The event was so successful they decided to come back this year.
The festival is widely promoted through social media and brochures, which draws in a lot of first-time visitors. Jason Price, who was one of them, said he was most excited about enjoying the day and interacting with others.
“To me, it’s the art of eating, the art of designing and expressing yourself,” Price said. “My favorite part is the chalk work. You can buy a block for six bucks or 11 bucks for a big square and design anything you want on it. It raises money for downtown to keep it upgraded.”
Price was also excited about the Rick Springfield concert the following day at Ohio University’s Lancaster Campus. “It’s gonna be rockin’,” he said. “It’s all about ‘Jessie’s Girl.’”

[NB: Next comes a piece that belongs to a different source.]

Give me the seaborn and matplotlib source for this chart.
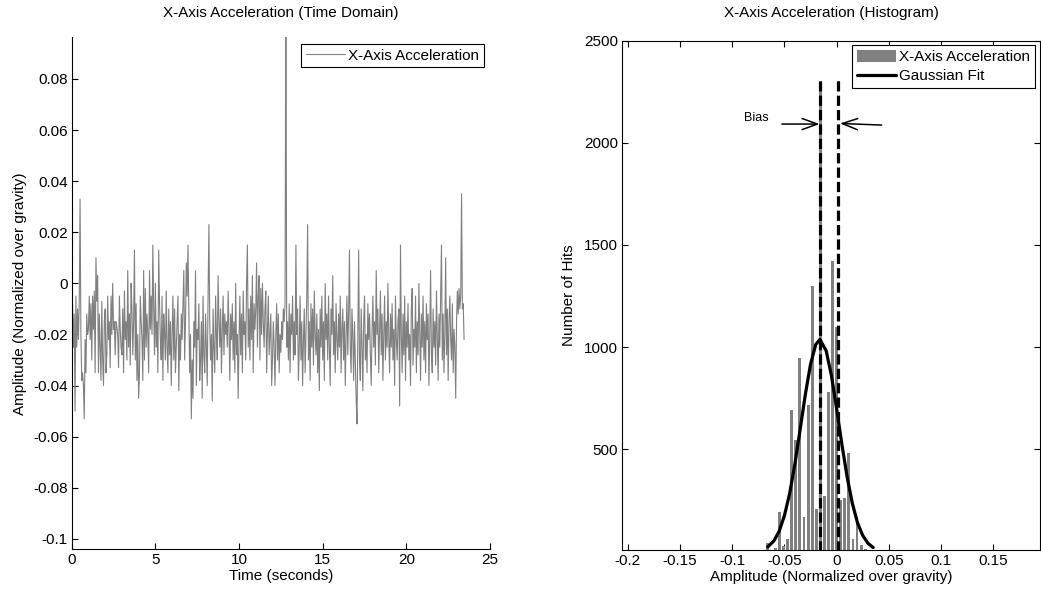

Springfield’s first time performing at the festival drew thousands of people to the Wendel concert stage. One of them was Rachel Weaver, who was excited to celebrate old times.
“I’ve been coming here since I was little,” Weaver said. “I have so many fun memories of going up in front of whoever’s performing and dancing with all my friends. It used to be so much fun, so I always wanted to come back and recreate those memories.”
Fans swarmed the stage, anxiously waiting to hear Springfield perform his 1981 megahit “Jessie’s Girl,” but dedicated fans like Grace Robono had some other songs on her waiting list.
“Well I have a lot of them,” Robono said. “Probably ‘My Father’s Chair’ is one of my favorites. I mean, there’s ‘Jessie’s Girl’ and ‘Affair of the Heart.’”
Robono and her friends also had some special plans post-concert.
“I’m going to meet him afterwards,” Robono said while holding a bouquet of flowers. “And I’m going to say, Rick, will you accept this rose?”
The festival ends Saturday with a performance by country music singer-songwriter Billy Currington, a grand finale to a week’s worth of entertainment.